Artistic Director Tomasson’s version of the Marius Petipa/Peter Ilyich Tchaikovsky classic, which premiered in 1990 (a hundred years after its Mariinsky Theater premiere), is slightly leaner than the original, with brisker plotline and minus a few dances, but still runs nearly three hours — time well spent. And this year’s version has more opulent costumes (the old ones were nice; these are knockouts) and third-act set (now adorned with a more awesome royal staircase), both courtesy of the Royal Danish Ballet’s production, which, like the San Francisco Ballet’s, was designed by the brilliant Jens-Jacob Worsaae (1946-1994).

And then there are the dancers. This is something of a watershed season. Some of the most notable principal dancers have retired (though Sarah Van Patten, by the bye, is back from maternity leave), and the ranks include more than a few new hires and recent promotions. That extends, too, to soloists and corps. It’s impossible to point to any major shift in artistic impetus, but the combination of new gang and old guard merits a season of close and pleasurable attention.

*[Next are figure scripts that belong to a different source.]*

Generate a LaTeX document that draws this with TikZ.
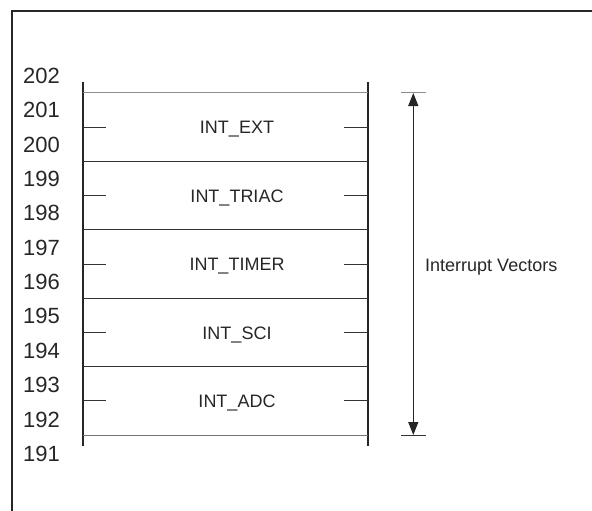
\documentclass[tikz,border=0pt]{standalone}
\usepackage{fontspec}
\setmainfont{Liberation Sans}
\usetikzlibrary{arrows.meta}
\begin{document}
\begin{tikzpicture}[x=1pt, y=-1pt,
  addr/.style={font=\fontsize{22}{25}\selectfont, inner sep=0pt, anchor=base, text=black!85},
  vec/.style={font=\fontsize{18}{21}\selectfont, inner sep=0pt, text=black!85},
  hline/.style={line width=1pt, draw=black!80},
  tickmark/.style={line width=1pt, draw=black!80},
  arr/.style={{Triangle[width=10pt,length=13pt]}-{Triangle[width=10pt,length=13pt]},
              line width=1.3pt, draw=black!85, fill=black!85},
]
\useasboundingbox (0,0) rectangle (592,511);
\clip (0,0) rectangle (592,511);

%% Outer frame (runs off the right and bottom)
\draw[line width=2pt, black!85] (11.5,11.5) rectangle (640,560);

%% Address column
\foreach \a [count=\k from 0] in {202,201,...,191}
  \node[addr] (n\a) at (41.5, 83.5+34.35*\k) {\a};

%% Vector table: walls, separators and ticks
\draw[line width=1.3pt, black!85] (83,82) -- (83,446);
\draw[line width=1.3pt, black!85] (368,82) -- (368,446);
\draw[hline, draw=black!45] (83,93) -- (368,93);
\foreach \k in {1,...,4}
  \draw[hline] (83,93+68.4*\k) -- (368,93+68.4*\k);
\draw[hline, draw=black!55] (83,435) -- (368,435);

\foreach \name [count=\k from 0] in {EXT,TRIAC,TIMER,SCI,ADC} {
  \pgfmathsetmacro\ym{127.3+68.4*\k}
  \node[vec, anchor=base] (v\name) at (237,\ym+6.5) {INT\_\name};
  \draw[tickmark] (83,\ym) -- (106,\ym);
  \draw[tickmark] (344,\ym) -- (368,\ym);
}

%% Span arrow
\coordinate (vtop) at (413.3,93);
\coordinate (vbot) at (413.3,435);
\draw[line width=1pt, black!45] (401.3,93) -- (425.7,93);
\draw[line width=1pt, black!80] (401.3,435) -- (425.7,435);
\draw[arr] (vtop) -- (vbot);
\node[vec, anchor=base west] (ivec) at (425,271.5) {Interrupt Vectors};

\end{tikzpicture}
\end{document}
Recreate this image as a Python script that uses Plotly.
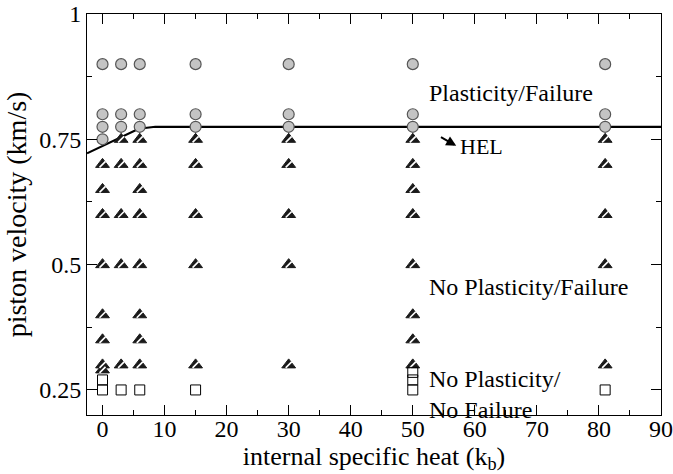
import plotly.graph_objects as go

# Plasticity/Failure points (circles)
circ_x = [0, 0, 0, 0, 3, 3, 3, 6, 6, 6, 15, 15, 15, 30, 30, 30, 50, 50, 50, 81, 81, 81]
circ_y = [0.9, 0.8, 0.775, 0.75, 0.9, 0.8, 0.775, 0.9, 0.8, 0.775, 0.9, 0.8, 0.775,
          0.9, 0.8, 0.775, 0.9, 0.8, 0.775, 0.9, 0.8, 0.775]

# No Plasticity/Failure points (triangles)
tri_x = [0] * 8 + [3] * 5 + [6] * 8 + [15] * 5 + [30] * 5 + [50] * 8 + [81] * 5
tri_y = ([0.7, 0.65, 0.6, 0.5, 0.4, 0.35, 0.3, 0.29] +
         [0.75, 0.7, 0.6, 0.5, 0.3] +
         [0.75, 0.7, 0.65, 0.6, 0.5, 0.4, 0.35, 0.3] +
         [0.75, 0.7, 0.6, 0.5, 0.3] +
         [0.75, 0.7, 0.6, 0.5, 0.3] +
         [0.75, 0.7, 0.65, 0.6, 0.5, 0.4, 0.35, 0.3] +
         [0.75, 0.7, 0.6, 0.5, 0.3])

# No Plasticity / No Failure points (squares)
sq_x = [0, 0, 3, 6, 15, 50, 50, 50, 81]
sq_y = [0.27, 0.25, 0.25, 0.25, 0.25, 0.285, 0.27, 0.25, 0.25]

# HEL curve
hel_x = [-2.5, -1.5, -0.5, 0.5, 1.5, 2.5, 3.5, 4.5, 5.5, 6.5, 7.5, 8.5, 90]
hel_y = [0.722, 0.728, 0.734, 0.740, 0.746, 0.752, 0.758, 0.764, 0.769, 0.772, 0.774, 0.775, 0.775]

x_ticks = [0, 10, 20, 30, 40, 50, 60, 70, 80, 90]
y_ticks = [0.25, 0.5, 0.75, 1.0]
y_ticktext = ["0.25", "0.5", "0.75", "1"]

FONT = "Liberation Serif"

fig = go.Figure()
fig.add_trace(go.Scatter(x=hel_x, y=hel_y, mode="lines",
                         line=dict(color="black", width=2.2),
                         hoverinfo="skip", showlegend=False))
fig.add_trace(go.Scatter(x=circ_x, y=circ_y, mode="markers",
                         marker=dict(symbol="circle", size=11, color="#c4c4c4",
                                     line=dict(color="#555555", width=1.2)),
                         showlegend=False))
fig.add_trace(go.Scatter(x=tri_x, y=tri_y, mode="markers",
                         marker=dict(symbol="triangle-up", size=12, color="#1a1a1a",
                                     line=dict(color="#1a1a1a", width=1)),
                         showlegend=False))
fig.add_trace(go.Scatter(x=tri_x, y=tri_y, mode="markers",
                         marker=dict(symbol="line-ne", size=6,
                                     line=dict(color="white", width=1.6)),
                         hoverinfo="skip", showlegend=False))
fig.add_trace(go.Scatter(x=sq_x, y=sq_y, mode="markers",
                         marker=dict(symbol="square-open", size=10, color="black",
                                     line=dict(color="black", width=1)),
                         showlegend=False))

ann_font = dict(family=FONT, size=24, color="black")
fig.add_annotation(x=52.3, y=0.842, text="Plasticity/Failure", showarrow=False,
                   xanchor="left", yanchor="middle", font=ann_font)
fig.add_annotation(x=52.3, y=0.456, text="No Plasticity/Failure", showarrow=False,
                   xanchor="left", yanchor="middle", font=ann_font)
fig.add_annotation(x=52.3, y=0.240, text="No Plasticity/<br>No Failure", showarrow=False,
                   xanchor="left", yanchor="middle", align="left", font=ann_font)
fig.add_annotation(x=57.3, y=0.736, text="HEL", showarrow=False,
                   xanchor="left", yanchor="middle", font=dict(family=FONT, size=22, color="black"))
fig.add_annotation(x=57.0, y=0.737, ax=54.3, ay=0.756, axref="x", ayref="y",
                   text="", showarrow=True, arrowhead=2, arrowsize=1,
                   arrowwidth=2, arrowcolor="black")

fig.update_xaxes(range=[-2.5, 90], tickvals=x_ticks, ticks="inside", ticklen=10,
                 tickwidth=1, tickcolor="black", showline=True, linecolor="black",
                 linewidth=1, mirror="ticks", showgrid=False, zeroline=False,
                 automargin=False, ticklabelstandoff=-8,
                 tickfont=dict(family=FONT, size=24, color="black"),
                 minor=dict(ticks="inside", ticklen=5, dtick=5, tickcolor="black", showgrid=False),
                 title=dict(text="internal specific heat (k<sub>b</sub>)",
                            font=dict(family=FONT, size=26, color="black"), standoff=0))
fig.update_yaxes(range=[0.2, 1.0], tickvals=y_ticks, ticktext=y_ticktext, ticks="inside",
                 ticklen=10, tickwidth=1, tickcolor="black", showline=True,
                 linecolor="black", linewidth=1, mirror="ticks", showgrid=False,
                 zeroline=False, automargin=False,
                 tickfont=dict(family=FONT, size=24, color="black"),
                 minor=dict(ticks="inside", ticklen=5, tickvals=[0.375, 0.625, 0.875],
                            tickcolor="black", showgrid=False),
                 title=dict(text="piston velocity (km/s)",
                            font=dict(family=FONT, size=28, color="black"), standoff=4))

fig.update_layout(width=673, height=474, margin=dict(l=87, r=12, t=14, b=59),
                  plot_bgcolor="white", paper_bgcolor="white")

fig.write_html("out.html")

Sasha De Sola and Carlo Di Lanno in Tomasson’s The Sleeping Beauty | Credit: Erik Tomasson

Tuesday night’s season opener, conducted by Martin West, had as Princess Aurora Sasha de Sola, her debut in the role, partnered by Carlo di Lanno as Prince Desiré. She was just promoted to principal and di Lanno in 2016. De Sola, from Florida, trained at the Kirov Academy of Ballet and became a San Francisco Ballet apprentice in 2006; Di Lanno, from Italy, danced with La Scala Ballet and Staatsballett Berlin before joining the company as a soloist in 2014. De Sola credits a video of former Mariinsky ballerina Larisa Lezhnina as her inspiration for Aurora; coincidentally, Lezhnina coached the company for this production, as did Lola de Avila, former S.F. Ballet School associate director.

Lezhnina and De Sola physically resemble each other, and it’s readily apparent that De Sola has taken in Lezhnina’s intriguing mixture of innate calm and bravura vitality. Her performance was technically stunning. Time, luck, and hard work will determine whether she becomes a great ballerina, but she’s off to a great start.

Di Lanno was an impeccable, musical, and princely partner, with exciting elevation in his leaps and precision in his landings, and terrific arms and shoulders too.

Only a company this good and this big can field a terrific Sleeping Beauty, with different ballerinas in different roles every performance. Not only are the principal dancers (which included Van Patten as a fine, if initially nervous, Lilac Fairy and character dancer Anita Paciotti as the spectacularly nasty Fairy of Darkness) superb, but so are the soloists, particularly the Fairies; the corps women, shown to warm advantage in the Garland Dance; and the six, charming little S.F. Ballet School students. And we haven’t even mentioned the gracious nymphs of the vision scene, green and ghostly and precisely in formation, or Act III’s superb character dances, most memorably Wei Wang’s high-flying Bluebird, opposite Dores André’s Enchanted Princess.

Sasha De Sola and Sean Orza in Tomasson’s The Sleeping Beauty | Credit: Erik Tomasson

Such problems as there were seemed to stem from anxiety — overall, despite its spot-on presentation, the show felt a bit chilly. De Sola was the first to unbend, and by the time of Aurora’s wedding, she was smiling as though lit from within. Di Lanno eventually cracked a tiny grin.  

The jitters are perfectly understandable, for truth be told, Sleeping Beauty is overall perhaps the hairiest and scariest of the classical repertoire. The footwork, the adagios, the allegros, the jumps, the leaps, the turns, the social dances, the character roles — the ballet poses one delightful (to the audience!) challenge after another. Couple that with a company currently, like most troupes, steeped in neoclassical and exploratory works (such as the company’s upcoming Unbound Festival). That can create a certain crisis of confidence, and telling the dancers, “You look so much nicer when you smile!” just isn’t going to cut it. One can’t exactly relax over a steaming cup of Petipa. But let us hope that as Beauty moves on (it ends Feb. 4), everybody begins to realize they’ve got this. Because dammit, they do.